There are so many things I am angry about right now: the Russia mess, the "travel ban," the possibility of draconian hits to health care, the bellicose macho posturing.  That is a lot.  But the thing I am angriest about of all is the US pull out of the Paris Accord on climate change.  (Joining us in an unholy trio of Syria, Nicaragua, and the US as the only nations ON THE PLANET who do not take responsibility for the FATE OF THE PLANET.)

I had so many reasons not to vote for Trump, but the most pressing, for me, was his claim that climate change is a hoax.  I think that climate change is the most serious issue facing us (aside maybe from nuclear annihilation, which I hadn't really worried about since childhood: think Cuban Missile Crisis.)  Climate change is inexorable, unless something pretty major happens.  It will not affect me personally (I won't live long enough to see the worst of it), and I don't have any children.  But I feel a responsibility to the future.

So here I am, sitting in a comfortable retirement, thinking what can I do?  I can vote; give more money to the ACLU, Planned Parenthood, the Democratic Party; write my senators (but given that they are Mitch McConnell and Rand Paul I don't think my communications are having much effect).  I can march.  During an election I can make phone calls.  But it just doesn't seem enough.

When I was employed, I thought that a lot of my work for social justice came from my teaching.  Not that I proselytized my own political views.  But I did try to help my students think critically: to make ethical, evidenced-based arguments; to question not merely accept.  I miss that.

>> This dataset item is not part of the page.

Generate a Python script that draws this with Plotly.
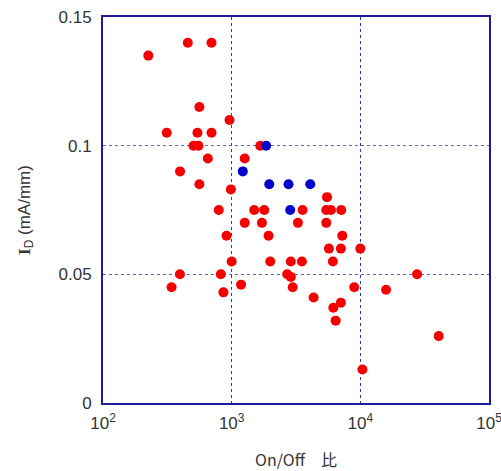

I have (perhaps selfishly) arranged a life in retirement where I'm not in any one place for more than several months, so volunteering is difficult for me to pursue in any sustained way.

So my question is what can I do that might make even a small difference (aside from giving money, voting, recycling, etc.)?  Do other people feel helpless about the environment, knowing what will inevitably happen should we not do enough to reverse our course (or even slow things down)?



Ben Somberg said...

I agree totally and also feel powerless to do anything useful. (I don't think this one can be pinned entirely on Trump, though, since I have not heard many critical remarks from Republicans.) Recycling is great, but hardly makes a difference. I think electing Congress persons is probably the most effective approach, so if you live in a district that is at all in play that is where I would put my efforts.

Anonymous said...

Your second state is politically crucial and has many pressing issues. I understand the proposed budget slashes funding for environmental work on the Great Lakes. Are there local groups you can connect with on these issues? Since your most useful skills are likely research, writing, and editing, you might be able to contribute remotely in the off-season if you make connections in the next few months.

Debra Journet said...

"Re-cycling" was meant to be irony; I agree it makes no real difference, at least on the scale of our two-person house. Fortunately, my Congress person is John Yarmouth, a very liberal and effective Democrat. (That he is the only Democrat in the KY delegation says a lot about my state.).

Debra Journet said...

Jean, so really great to hear your voice. Good ideas worth thinking about. Thanks. D

Kim said...

Re-cycling may not have a huge impact on the environment, but every time we do it, it is a moment we are thinking about the health of our planet. Maybe that is the biggest impact of it. As far as our ridiculous withdrawal of the Paris Accord I hope more mayors will just continue on as planned. My city, Columbia, MO is a refuge of common sense in a state that can drive me crazy. Calling Roy Blunt is an exercise in futility - I've tried. I'm a new member of ACLU. Keep trying to stay sane in insane times.

Tracy Altieri said...

My lowest day since the election was the day that trump pulled out of the Paris Accord. It meant not just a failure of our obligation to our planet, but it put our beloved country at odds with the rest of the world.

Caree Risover said...

Recycling is one gesture but as a couple we also try to work hard at reducing and re-using. It makes us feel virtuous if nothing else although if everyone were to do the same, it would have an impact on packaging, marketing and consumerism generally. The good word needs spreading. I have tried to work my volunteering around flexibility so that I can travel without feeling that I am letting anybody down. Good causes generally need advocates and lobbyists to campaign on their behalf. I've found that a lot of this can be done online and in theory from anywhere with an internet connection. Your representatives at all levels work for you once they've been voted in and mine must now get sick of hearing from me, but at least I don't waste paper or forests on the effort now we have e-mail.